--- begin EXTRACTED DATA ---

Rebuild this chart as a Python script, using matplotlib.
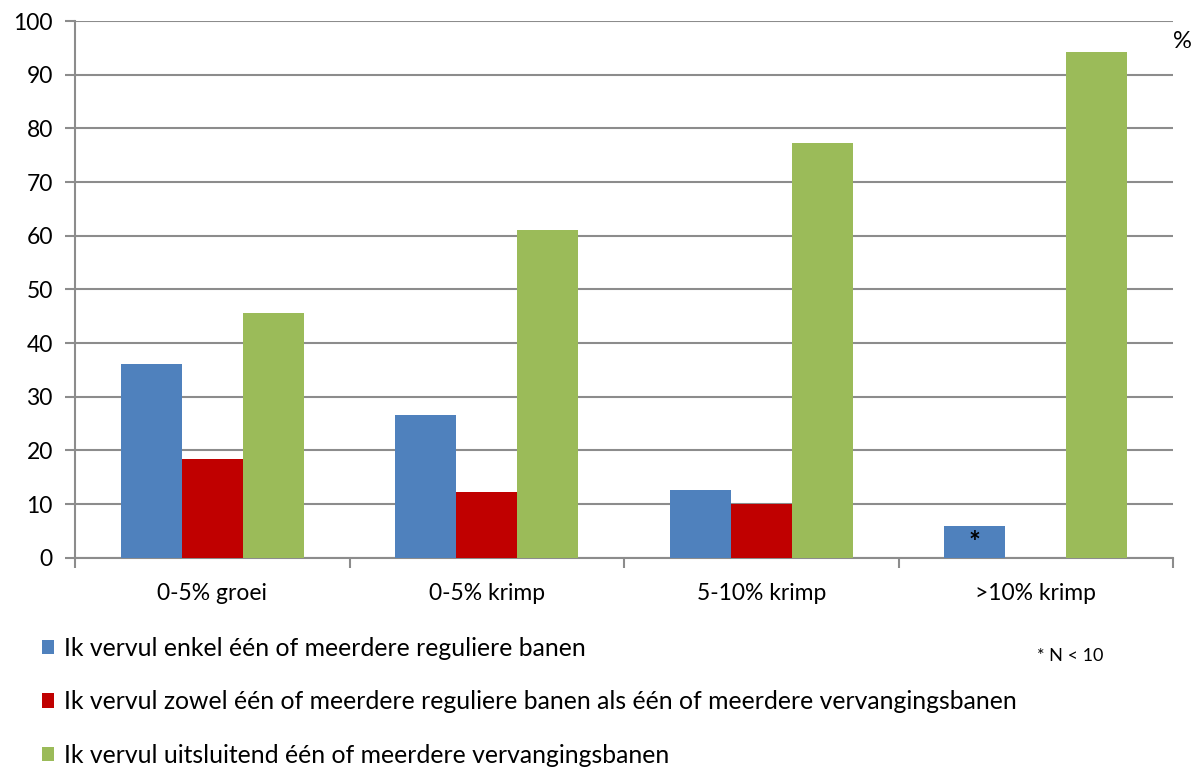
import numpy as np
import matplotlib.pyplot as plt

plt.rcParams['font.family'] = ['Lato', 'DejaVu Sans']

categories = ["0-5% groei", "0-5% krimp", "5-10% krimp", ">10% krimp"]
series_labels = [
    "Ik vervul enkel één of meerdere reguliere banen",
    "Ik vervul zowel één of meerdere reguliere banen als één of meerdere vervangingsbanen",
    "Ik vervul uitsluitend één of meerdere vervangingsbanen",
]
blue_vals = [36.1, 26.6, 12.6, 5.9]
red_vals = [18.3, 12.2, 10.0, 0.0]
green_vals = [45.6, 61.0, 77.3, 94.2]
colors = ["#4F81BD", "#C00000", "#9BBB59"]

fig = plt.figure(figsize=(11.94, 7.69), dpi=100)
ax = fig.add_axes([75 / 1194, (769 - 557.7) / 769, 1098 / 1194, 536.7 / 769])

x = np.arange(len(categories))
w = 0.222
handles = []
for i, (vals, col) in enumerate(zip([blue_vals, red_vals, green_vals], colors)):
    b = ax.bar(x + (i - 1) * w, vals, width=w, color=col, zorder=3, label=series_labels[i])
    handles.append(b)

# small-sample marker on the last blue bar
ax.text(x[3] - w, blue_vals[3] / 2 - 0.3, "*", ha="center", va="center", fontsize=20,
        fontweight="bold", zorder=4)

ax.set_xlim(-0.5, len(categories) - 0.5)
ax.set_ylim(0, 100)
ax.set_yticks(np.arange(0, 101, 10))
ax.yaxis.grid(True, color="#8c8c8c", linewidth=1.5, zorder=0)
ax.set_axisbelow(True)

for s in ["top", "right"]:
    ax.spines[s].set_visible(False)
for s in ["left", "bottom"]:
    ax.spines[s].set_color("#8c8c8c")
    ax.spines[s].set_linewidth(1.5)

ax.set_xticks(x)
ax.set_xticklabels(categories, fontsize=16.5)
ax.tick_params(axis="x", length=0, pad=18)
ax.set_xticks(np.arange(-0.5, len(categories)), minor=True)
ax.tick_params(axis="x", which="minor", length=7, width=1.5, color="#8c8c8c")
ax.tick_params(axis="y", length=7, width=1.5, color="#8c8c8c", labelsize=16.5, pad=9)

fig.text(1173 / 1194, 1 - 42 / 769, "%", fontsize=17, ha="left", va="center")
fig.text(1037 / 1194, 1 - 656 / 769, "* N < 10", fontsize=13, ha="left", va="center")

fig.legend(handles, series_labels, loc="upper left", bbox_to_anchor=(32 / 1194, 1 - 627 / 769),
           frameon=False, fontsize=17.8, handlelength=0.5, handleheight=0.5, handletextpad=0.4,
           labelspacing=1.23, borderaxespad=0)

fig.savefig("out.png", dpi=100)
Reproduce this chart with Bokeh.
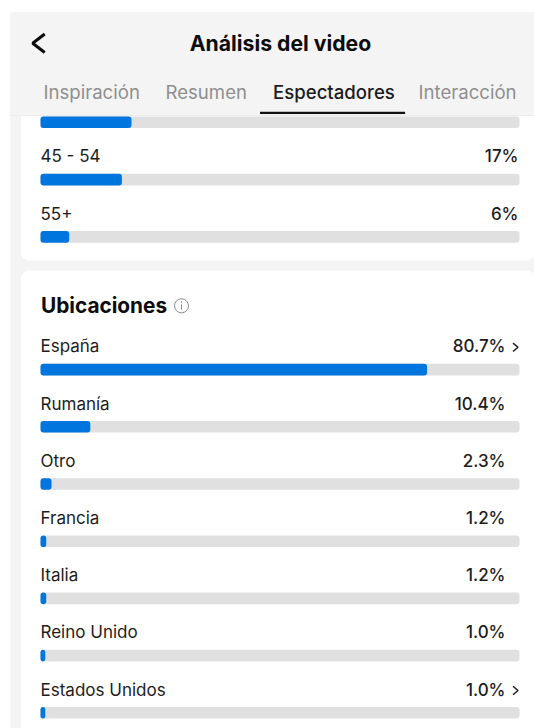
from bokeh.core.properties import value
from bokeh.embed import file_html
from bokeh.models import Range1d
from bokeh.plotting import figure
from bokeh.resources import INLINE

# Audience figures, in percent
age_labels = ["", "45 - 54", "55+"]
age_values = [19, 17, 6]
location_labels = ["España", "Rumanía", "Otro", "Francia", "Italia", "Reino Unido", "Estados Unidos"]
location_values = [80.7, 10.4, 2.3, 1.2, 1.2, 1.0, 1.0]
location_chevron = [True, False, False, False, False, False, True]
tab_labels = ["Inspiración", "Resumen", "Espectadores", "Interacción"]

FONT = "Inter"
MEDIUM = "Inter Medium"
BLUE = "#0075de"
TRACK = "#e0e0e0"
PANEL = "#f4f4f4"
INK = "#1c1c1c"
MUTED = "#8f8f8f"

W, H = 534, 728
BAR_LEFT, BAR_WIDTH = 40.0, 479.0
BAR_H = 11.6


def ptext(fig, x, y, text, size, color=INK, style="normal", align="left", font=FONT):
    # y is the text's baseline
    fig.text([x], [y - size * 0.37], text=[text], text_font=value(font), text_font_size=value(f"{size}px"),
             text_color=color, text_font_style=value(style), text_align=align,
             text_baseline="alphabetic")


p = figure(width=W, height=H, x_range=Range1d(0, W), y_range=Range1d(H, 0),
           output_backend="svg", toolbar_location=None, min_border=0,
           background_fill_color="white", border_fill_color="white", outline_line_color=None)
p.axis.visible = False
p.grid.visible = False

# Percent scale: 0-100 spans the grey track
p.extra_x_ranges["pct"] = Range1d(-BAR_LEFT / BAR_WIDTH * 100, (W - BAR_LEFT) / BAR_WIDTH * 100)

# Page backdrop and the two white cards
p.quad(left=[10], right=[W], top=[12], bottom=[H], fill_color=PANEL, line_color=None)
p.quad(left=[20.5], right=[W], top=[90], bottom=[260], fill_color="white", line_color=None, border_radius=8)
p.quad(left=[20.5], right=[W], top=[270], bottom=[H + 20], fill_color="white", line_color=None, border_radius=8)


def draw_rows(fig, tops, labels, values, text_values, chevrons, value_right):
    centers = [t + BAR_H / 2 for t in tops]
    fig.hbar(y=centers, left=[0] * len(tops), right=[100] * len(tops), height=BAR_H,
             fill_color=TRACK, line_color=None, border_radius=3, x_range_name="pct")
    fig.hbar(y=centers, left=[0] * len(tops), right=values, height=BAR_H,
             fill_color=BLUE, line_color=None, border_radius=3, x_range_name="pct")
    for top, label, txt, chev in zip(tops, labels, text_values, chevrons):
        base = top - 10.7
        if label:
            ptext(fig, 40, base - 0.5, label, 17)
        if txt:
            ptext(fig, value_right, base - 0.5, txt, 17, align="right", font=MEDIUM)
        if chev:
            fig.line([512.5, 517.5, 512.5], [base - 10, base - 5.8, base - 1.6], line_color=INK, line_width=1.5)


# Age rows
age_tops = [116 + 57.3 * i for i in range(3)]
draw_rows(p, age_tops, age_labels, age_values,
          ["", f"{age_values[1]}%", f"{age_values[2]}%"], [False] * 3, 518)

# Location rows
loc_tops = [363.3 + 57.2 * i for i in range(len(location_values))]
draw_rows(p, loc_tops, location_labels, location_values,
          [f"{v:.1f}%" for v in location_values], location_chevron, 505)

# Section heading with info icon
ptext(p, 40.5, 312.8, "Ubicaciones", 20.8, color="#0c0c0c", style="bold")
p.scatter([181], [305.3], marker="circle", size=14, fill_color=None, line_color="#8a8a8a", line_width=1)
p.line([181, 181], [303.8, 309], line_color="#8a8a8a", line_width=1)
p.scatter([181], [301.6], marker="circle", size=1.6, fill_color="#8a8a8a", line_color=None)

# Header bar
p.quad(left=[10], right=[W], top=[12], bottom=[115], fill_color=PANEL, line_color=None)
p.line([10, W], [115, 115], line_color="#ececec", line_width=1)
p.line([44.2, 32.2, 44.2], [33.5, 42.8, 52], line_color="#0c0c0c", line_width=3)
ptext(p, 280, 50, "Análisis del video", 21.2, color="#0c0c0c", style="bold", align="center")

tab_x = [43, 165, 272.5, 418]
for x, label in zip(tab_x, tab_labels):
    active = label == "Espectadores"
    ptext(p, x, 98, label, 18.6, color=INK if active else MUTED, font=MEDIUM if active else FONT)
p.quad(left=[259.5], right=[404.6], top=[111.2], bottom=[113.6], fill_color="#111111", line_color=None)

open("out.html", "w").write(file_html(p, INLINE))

--- end EXTRACTED DATA ---

▶ **TASK DESCRIPTION**
Only the lines from the top of the data through the line with "ax = fig.add_axes([75" should be quoted, exactly and with both ends kept; skip the pictures.

▶ **REPLY TO THE TASK**
Rebuild this chart as a Python script, using matplotlib.
import numpy as np
import matplotlib.pyplot as plt

plt.rcParams['font.family'] = ['Lato', 'DejaVu Sans']

categories = ["0-5% groei", "0-5% krimp", "5-10% krimp", ">10% krimp"]
series_labels = [
    "Ik vervul enkel één of meerdere reguliere banen",
    "Ik vervul zowel één of meerdere reguliere banen als één of meerdere vervangingsbanen",
    "Ik vervul uitsluitend één of meerdere vervangingsbanen",
]
blue_vals = [36.1, 26.6, 12.6, 5.9]
red_vals = [18.3, 12.2, 10.0, 0.0]
green_vals = [45.6, 61.0, 77.3, 94.2]
colors = ["#4F81BD", "#C00000", "#9BBB59"]

fig = plt.figure(figsize=(11.94, 7.69), dpi=100)
ax = fig.add_axes([75 / 1194, (769 - 557.7) / 769, 1098 / 1194, 536.7 / 769])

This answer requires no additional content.